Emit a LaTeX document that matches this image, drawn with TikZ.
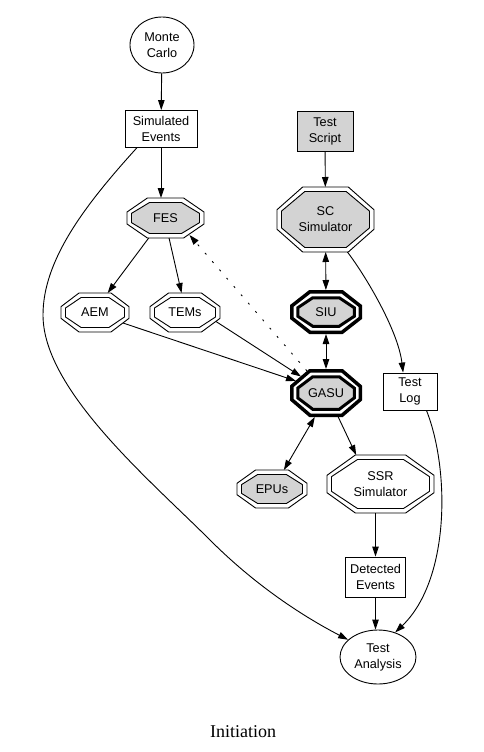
\documentclass[tikz,border=0pt]{standalone}
\usepackage{fontspec}
\setmainfont{Liberation Sans}
\newfontfamily\capfont{Liberation Serif}
\usetikzlibrary{arrows.meta,calc,shapes.geometric}
\definecolor{gfill}{RGB}{211,211,211}
\pgfdeclarelayer{bg}
\pgfsetlayers{bg,main}
\newcommand{\octp}[4]{%
  \path[#4] ($(#1)+({#2},{0.3*(#3)})$) -- ($(#1)+({0.47*(#2)},{#3})$) -- ($(#1)+({-0.47*(#2)},{#3})$) -- ($(#1)+({-(#2)},{0.3*(#3)})$) -- ($(#1)+({-(#2)},{-0.3*(#3)})$) -- ($(#1)+({-0.47*(#2)},{-(#3)})$) -- ($(#1)+({0.47*(#2)},{-(#3)})$) -- ($(#1)+({#2},{-0.3*(#3)})$) -- cycle;}
\newcommand{\dbloct}[4]{\octp{#1}{#2}{#3}{draw,line width=0.9pt,fill=white}\octp{#1}{#2-4.5}{#3-4.5}{draw,line width=0.9pt,fill=#4}}
\newcommand{\bldoct}[3]{\octp{#1}{#2-1.75}{#3-1.75}{draw,line width=3.5pt,fill=white}\octp{#1}{#2-7.75}{#3-7.75}{draw,line width=3pt,fill=gfill}}
\tikzset{
  lbl/.style={font=\fontsize{12.7}{16}\selectfont, align=center, inner sep=0pt},
  rbox/.style={lbl, draw, line width=0.9pt, rectangle},
  ell/.style={lbl, draw, line width=0.9pt, ellipse},
  octn/.style 2 args={lbl, rectangle, minimum width=#1, minimum height=#2, outer sep=0pt},
  arr/.style={line width=0.9pt, -{Triangle[length=10pt,width=6.5pt]}},
  darr/.style={line width=0.9pt, {Triangle[length=10pt,width=6.5pt]}-{Triangle[length=10pt,width=6.5pt]}},
  dotarr/.style={line width=0.9pt, dash pattern=on 2pt off 9pt, -{Triangle[length=10pt,width=6.5pt]}}
}
\begin{document}
\begin{tikzpicture}[x=1pt,y=-1pt]
\useasboundingbox (0,0) rectangle (484,752);
\node[ell, minimum width=64pt, minimum height=56pt] (MC) at (162,45) {Monte\\Carlo};
\node[rbox, minimum width=72pt, minimum height=37pt] (SE) at (161,129) {Simulated\\Events};
\node[rbox, fill=gfill, minimum width=56pt, minimum height=40pt] (TS) at (325,131) {Test\\Script};
\node[octn={97pt}{65pt}] (SC) at (325.5,219.5) {SC\\Simulator};
\node[octn={77pt}{40pt}] (FES) at (165.5,218) {FES};
\node[octn={68pt}{39pt}] (AEM) at (95,312.5) {AEM};
\node[octn={70pt}{39pt}] (TEMs) at (185,312.5) {TEMs};
\node[octn={72pt}{44pt}] (SIU) at (326,312) {SIU};
\node[octn={72pt}{48pt}] (GASU) at (326,393) {GASU};
\node[rbox, minimum width=54pt, minimum height=37pt] (TL) at (410,391.5) {Test\\Log};
\node[octn={70pt}{38pt}] (EPUs) at (272,489) {EPUs};
\node[octn={107pt}{58pt}] (SSR) at (380.5,484) {SSR\\Simulator};
\node[rbox, minimum width=60pt, minimum height=40pt] (DE) at (375.5,577) {Detected\\Events};
\node[ell, minimum width=76pt, minimum height=54pt] (TA) at (378,657) {Test\\Analysis};
\node[font=\capfont\fontsize{18}{20}\selectfont, anchor=base, inner sep=0pt] (cap) at (243,737) {Initiation};
\begin{pgfonlayer}{bg}
\fill[white] (0,0) rectangle (484,752);
\dbloct{SC}{48.5}{32.5}{gfill}
\dbloct{FES}{38.5}{20}{gfill}
\dbloct{AEM}{34}{19.5}{white}
\dbloct{TEMs}{35}{19.5}{white}
\dbloct{EPUs}{35}{19}{gfill}
\dbloct{SSR}{53.5}{29}{white}
\bldoct{SIU}{36}{22}
\bldoct{GASU}{36}{24}
\end{pgfonlayer}
\draw[arr] (MC) -- (SE);
\draw[arr] (SE.south) -- (SE.south |- FES.north);
\draw[arr] (SE.-142) .. controls (85,205) and (43,260) .. (43,315) .. controls (43,390) and (150,480) .. (210,540) .. controls (260,590) and (310,620) .. (TA.150);
\draw[arr] (FES.-130) -- (AEM.57);
\draw[arr] (FES.-80) -- (TEMs.100);
\draw[arr] ($(AEM)+(28,10.5)$) -- ($(GASU)+(-30,-12)$);
\draw[arr] ($(TEMs)+(31,9)$) -- ($(GASU)+(-25,-16.5)$);
\draw[dotarr] ($(GASU)+(-19,-22)$) -- ($(FES)+(24,17)$);
\draw[arr] (TS) -- (SC);
\draw[darr] (SC) -- (SIU);
\draw[darr] (SIU) -- (GASU);
\draw[arr] (SC.-56) .. controls (365,275) and (398,330) .. (TL.110);
\draw[arr] (TL.-49) .. controls (450,470) and (450,580) .. (TA.55);
\draw[darr] (GASU.-115) -- (EPUs.58);
\draw[arr] (GASU.-63) -- (SSR.130);
\draw[arr] (DE.north |- SSR.south) -- (DE.north);
\draw[arr] (DE) -- (DE.south |- TA.north);
\end{tikzpicture}
\end{document}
§ §
*AIM:* Quote the material in full and exactly; do not carry over its pictures.

*WRITTEN RESPONSE:*
Emit a LaTeX document that matches this image, drawn with TikZ.
\documentclass[tikz,border=0pt]{standalone}
\usepackage{fontspec}
\setmainfont{Liberation Sans}
\newfontfamily\capfont{Liberation Serif}
\usetikzlibrary{arrows.meta,calc,shapes.geometric}
\definecolor{gfill}{RGB}{211,211,211}
\pgfdeclarelayer{bg}
\pgfsetlayers{bg,main}
\newcommand{\octp}[4]{%
  \path[#4] ($(#1)+({#2},{0.3*(#3)})$) -- ($(#1)+({0.47*(#2)},{#3})$) -- ($(#1)+({-0.47*(#2)},{#3})$) -- ($(#1)+({-(#2)},{0.3*(#3)})$) -- ($(#1)+({-(#2)},{-0.3*(#3)})$) -- ($(#1)+({-0.47*(#2)},{-(#3)})$) -- ($(#1)+({0.47*(#2)},{-(#3)})$) -- ($(#1)+({#2},{-0.3*(#3)})$) -- cycle;}
\newcommand{\dbloct}[4]{\octp{#1}{#2}{#3}{draw,line width=0.9pt,fill=white}\octp{#1}{#2-4.5}{#3-4.5}{draw,line width=0.9pt,fill=#4}}
\newcommand{\bldoct}[3]{\octp{#1}{#2-1.75}{#3-1.75}{draw,line width=3.5pt,fill=white}\octp{#1}{#2-7.75}{#3-7.75}{draw,line width=3pt,fill=gfill}}
\tikzset{
  lbl/.style={font=\fontsize{12.7}{16}\selectfont, align=center, inner sep=0pt},
  rbox/.style={lbl, draw, line width=0.9pt, rectangle},
  ell/.style={lbl, draw, line width=0.9pt, ellipse},
  octn/.style 2 args={lbl, rectangle, minimum width=#1, minimum height=#2, outer sep=0pt},
  arr/.style={line width=0.9pt, -{Triangle[length=10pt,width=6.5pt]}},
  darr/.style={line width=0.9pt, {Triangle[length=10pt,width=6.5pt]}-{Triangle[length=10pt,width=6.5pt]}},
  dotarr/.style={line width=0.9pt, dash pattern=on 2pt off 9pt, -{Triangle[length=10pt,width=6.5pt]}}
}
\begin{document}
\begin{tikzpicture}[x=1pt,y=-1pt]
\useasboundingbox (0,0) rectangle (484,752);
\node[ell, minimum width=64pt, minimum height=56pt] (MC) at (162,45) {Monte\\Carlo};
\node[rbox, minimum width=72pt, minimum height=37pt] (SE) at (161,129) {Simulated\\Events};
\node[rbox, fill=gfill, minimum width=56pt, minimum height=40pt] (TS) at (325,131) {Test\\Script};
\node[octn={97pt}{65pt}] (SC) at (325.5,219.5) {SC\\Simulator};
\node[octn={77pt}{40pt}] (FES) at (165.5,218) {FES};
\node[octn={68pt}{39pt}] (AEM) at (95,312.5) {AEM};
\node[octn={70pt}{39pt}] (TEMs) at (185,312.5) {TEMs};
\node[octn={72pt}{44pt}] (SIU) at (326,312) {SIU};
\node[octn={72pt}{48pt}] (GASU) at (326,393) {GASU};
\node[rbox, minimum width=54pt, minimum height=37pt] (TL) at (410,391.5) {Test\\Log};
\node[octn={70pt}{38pt}] (EPUs) at (272,489) {EPUs};
\node[octn={107pt}{58pt}] (SSR) at (380.5,484) {SSR\\Simulator};
\node[rbox, minimum width=60pt, minimum height=40pt] (DE) at (375.5,577) {Detected\\Events};
\node[ell, minimum width=76pt, minimum height=54pt] (TA) at (378,657) {Test\\Analysis};
\node[font=\capfont\fontsize{18}{20}\selectfont, anchor=base, inner sep=0pt] (cap) at (243,737) {Initiation};
\begin{pgfonlayer}{bg}
\fill[white] (0,0) rectangle (484,752);
\dbloct{SC}{48.5}{32.5}{gfill}
\dbloct{FES}{38.5}{20}{gfill}
\dbloct{AEM}{34}{19.5}{white}
\dbloct{TEMs}{35}{19.5}{white}
\dbloct{EPUs}{35}{19}{gfill}
\dbloct{SSR}{53.5}{29}{white}
\bldoct{SIU}{36}{22}
\bldoct{GASU}{36}{24}
\end{pgfonlayer}
\draw[arr] (MC) -- (SE);
\draw[arr] (SE.south) -- (SE.south |- FES.north);
\draw[arr] (SE.-142) .. controls (85,205) and (43,260) .. (43,315) .. controls (43,390) and (150,480) .. (210,540) .. controls (260,590) and (310,620) .. (TA.150);
\draw[arr] (FES.-130) -- (AEM.57);
\draw[arr] (FES.-80) -- (TEMs.100);
\draw[arr] ($(AEM)+(28,10.5)$) -- ($(GASU)+(-30,-12)$);
\draw[arr] ($(TEMs)+(31,9)$) -- ($(GASU)+(-25,-16.5)$);
\draw[dotarr] ($(GASU)+(-19,-22)$) -- ($(FES)+(24,17)$);
\draw[arr] (TS) -- (SC);
\draw[darr] (SC) -- (SIU);
\draw[darr] (SIU) -- (GASU);
\draw[arr] (SC.-56) .. controls (365,275) and (398,330) .. (TL.110);
\draw[arr] (TL.-49) .. controls (450,470) and (450,580) .. (TA.55);
\draw[darr] (GASU.-115) -- (EPUs.58);
\draw[arr] (GASU.-63) -- (SSR.130);
\draw[arr] (DE.north |- SSR.south) -- (DE.north);
\draw[arr] (DE) -- (DE.south |- TA.north);
\end{tikzpicture}
\end{document}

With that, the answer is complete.